◎ハイチの治安は2021年7月のモイーズ大統領暗殺と8月に西部で発生したM7.2の大地震で崩壊し、破壊と暴力が蔓延している。
国連は24日、ハイチ中部でこの数週間、ギャング関連の暴力事件が多発し、少なくとも69人が死亡。地元警察は一部の警察署を放棄せざるを得なくなったと報告した。
国連ハイチ事務所によると、この暴力は中部アルティボニット県で報告され、少なくとも83人が重軽傷を負ったという。
国連は声明で、「地元の武装ギャングが民間人を攻撃している」と非難した。「このギャングは略奪、暗殺、誘拐、破壊、恐喝、若い女性へのレイプ行為などを繰り返し、この地域を恐怖で支配しようとしています...」
また国連は地元警察がギャングの暴力に屈し警察署から撤退したことに深刻な懸念を表明した。「ハイチで活動する複数のギャングは勢いを増し、国を飲み込もうとしています...」
AP通信によると、このギャングは先月下旬に国家警察の職員7人を1日で殺害したという。ギャングの台頭により、この地域の市民約70万人に医療を提供している主要医療機関は1週間前にすべてのサービスを停止せざるを得なくなった。
国連は「学校は閉鎖され、商業活動や公共交通機関も機能不全に陥っている」と指摘した。
ハイチの治安は2021年7月のモイーズ(Jovenel Moise)大統領暗殺と8月に西部で発生したM7.2の大地震で崩壊し、破壊と暴力が蔓延している。
首都ポルトープランスでは半年ほど前から複数の武装ギャングが地域の支配権をめぐって血みどろの抗争を繰り広げており、国連はこの争いで民間人数百人が死亡または行方不明となり、数十万人が国内避難民になったと推定している。

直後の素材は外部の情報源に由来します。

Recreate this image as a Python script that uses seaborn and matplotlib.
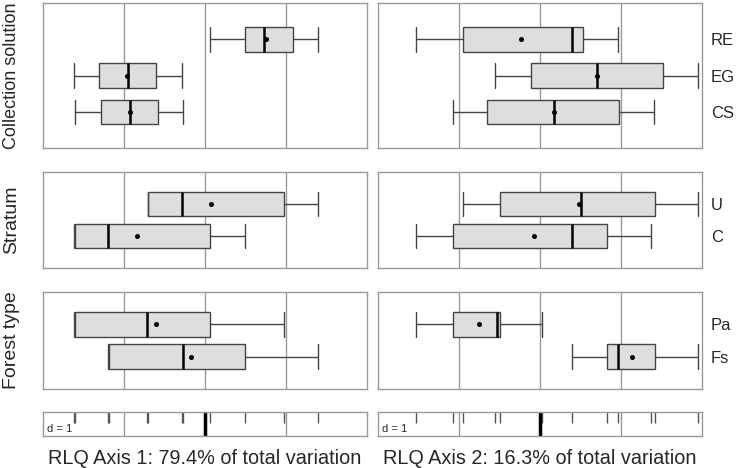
import numpy as np
import pandas as pd
import seaborn as sns
import matplotlib.pyplot as plt

# five-number summaries per group: [whisker low, Q1, median, Q3, whisker high]
cs_labels = ["RE", "EG", "CS"]
cs_axis1 = [[0.06, 0.49, 0.73, 1.09, 1.40],
            [-1.62, -1.31, -0.95, -0.60, -0.29],
            [-1.61, -1.29, -0.93, -0.58, -0.27]]
cs_mean1 = [0.75, -0.96, -0.93]
cs_axis2 = [[-1.53, -0.95, 0.39, 0.53, 0.96],
            [-0.55, -0.11, 0.70, 1.52, 1.95],
            [-1.08, -0.65, 0.17, 0.98, 1.41]]
cs_mean2 = [-0.24, 0.70, 0.17]

strat_labels = ["U", "C"]
strat_axis1 = [[-0.70, -0.70, -0.28, 0.98, 1.40],
               [-1.62, -1.61, -1.20, 0.06, 0.49]]
strat_mean1 = [0.07, -0.84]
strat_axis2 = [[-0.95, -0.50, 0.50, 1.42, 1.95],
               [-1.53, -1.08, 0.39, 0.83, 1.37]]
strat_mean2 = [0.48, -0.07]

forest_labels = ["Pa", "Fs"]
forest_axis1 = [[-1.62, -1.61, -0.71, 0.06, 0.98],
                [-1.20, -1.18, -0.27, 0.49, 1.40]]
forest_mean1 = [-0.61, -0.17]
forest_axis2 = [[-1.53, -1.08, -0.53, -0.50, 0.03],
                [0.39, 0.83, 0.96, 1.42, 1.95]]
forest_mean2 = [-0.75, 1.14]

# site scores shown in the bottom strip
sites_axis1 = [-1.62, -1.61, -1.20, -1.18, -0.71, -0.70, -0.28, -0.27, 0.06, 0.49, 0.98, 1.40]
sites_axis2 = [-1.53, -1.08, -0.95, -0.55, -0.50, 0.03, 0.39, 0.83, 0.96, 1.37, 1.42, 1.95]

row_titles = ["Collection solution", "Stratum", "Forest type"]
axis_titles = ["RLQ Axis 1: 79.4% of total variation", "RLQ Axis 2: 16.3% of total variation"]

rows = [
    (cs_labels, [(cs_axis1, cs_mean1), (cs_axis2, cs_mean2)]),
    (strat_labels, [(strat_axis1, strat_mean1), (strat_axis2, strat_mean2)]),
    (forest_labels, [(forest_axis1, forest_mean1), (forest_axis2, forest_mean2)]),
]

sns.set_style("white")
plt.rcParams["font.family"] = ["Liberation Sans", "DejaVu Sans"]

W, H = 740, 468
fig = plt.figure(figsize=(W / 100, H / 100), dpi=100)

col_x = [(43, 367), (378, 702)]
row_y = [(3, 148), (172, 268), (292, 389)]
strip_y = (412, 436)
grid_col = "#9a9a9a"


def rect(x0, x1, y0, y1):
    return [x0 / W, 1 - y1 / H, (x1 - x0) / W, (y1 - y0) / H]


def style_panel(ax):
    ax.set_xlim(-2, 2)
    ax.set_xticks([-1, 0, 1])
    ax.grid(axis="x", color=grid_col, lw=1)
    ax.grid(axis="y", visible=False)
    ax.set_axisbelow(True)
    ax.tick_params(axis="x", bottom=False, labelbottom=False)
    for s in ax.spines.values():
        s.set_color(grid_col)
        s.set_linewidth(1)
    ax.set_xlabel("")
    ax.set_ylabel("")


for r, (labels, cols) in enumerate(rows):
    y0, y1 = row_y[r]
    n = len(labels)
    px_per_unit = (y1 - y0) / (n + 1)
    for c, (summ, means) in enumerate(cols):
        ax = fig.add_axes(rect(col_x[c][0], col_x[c][1], y0, y1))
        df = pd.DataFrame({"group": np.repeat(labels, 5),
                           "score": np.concatenate(summ)})
        sns.boxplot(data=df, x="score", y="group", order=labels, orient="h",
                    whis=(0, 100), width=24.5 / px_per_unit, color="#dedede",
                    saturation=1, linecolor="#454545", linewidth=1,
                    medianprops=dict(color="black", linewidth=1.8),
                    capwidths=24.5 / px_per_unit, ax=ax)
        sns.stripplot(x=means, y=labels, order=labels, orient="h", jitter=False,
                      color="black", size=3.6, ax=ax)
        style_panel(ax)
        ax.set_ylim(n, -1)
        if c == 0:
            ax.tick_params(axis="y", left=False, labelleft=False)
        else:
            ax.tick_params(axis="y", left=False, right=False, labelleft=False,
                           labelright=True, labelsize=12, pad=3)
    fs = 13 if r == 0 else 14
    fig.text(12 / W, 1 - (y0 + y1) / 2 / H, row_titles[r], rotation=90,
             ha="center", va="center", fontsize=fs)

for c, sites in enumerate([sites_axis1, sites_axis2]):
    ax = fig.add_axes(rect(col_x[c][0], col_x[c][1], strip_y[0], strip_y[1]))
    style_panel(ax)
    ax.set_ylim(0, 1)
    ax.set_yticks([])
    ax.vlines(sites, 0.55, 1, color="#555555", lw=1)
    ax.axvline(0, color="black", lw=2.5)
    ax.text(0.012, 0.3, "d = 1", transform=ax.transAxes, fontsize=8,
            ha="left", va="center")
    fig.text((col_x[c][0] + col_x[c][1]) / 2 / W, 1 - 458 / H, axis_titles[c],
             ha="center", va="center", fontsize=14.3)

fig.savefig("out.png", dpi=100)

ポルトープランスのギャングは市の60%を支配したと推定されている。
国連によると、中部地方の町や集落の住民数千人がこの数週間の暴力で避難を余儀なくされたという。
国連ハイチ事務所は「暴力の連鎖を絶対に止めなければならない」と述べ、国際社会に市民の命と財産を守る手段を講じるよう要請した。
国際社会は主要ギャングに制裁を科し、資産を凍結したり、軍事機器やその他の物資の供給を遮断している。
カナダ、米国、その他の国々はハイチ警察に装甲車、装備、訓練などを提供した。
ハイチのアンリ(Ariel Henry)首相は国連安保理に軍事介入を要請し、米国とカナダに部隊を率いてほしいと提案している。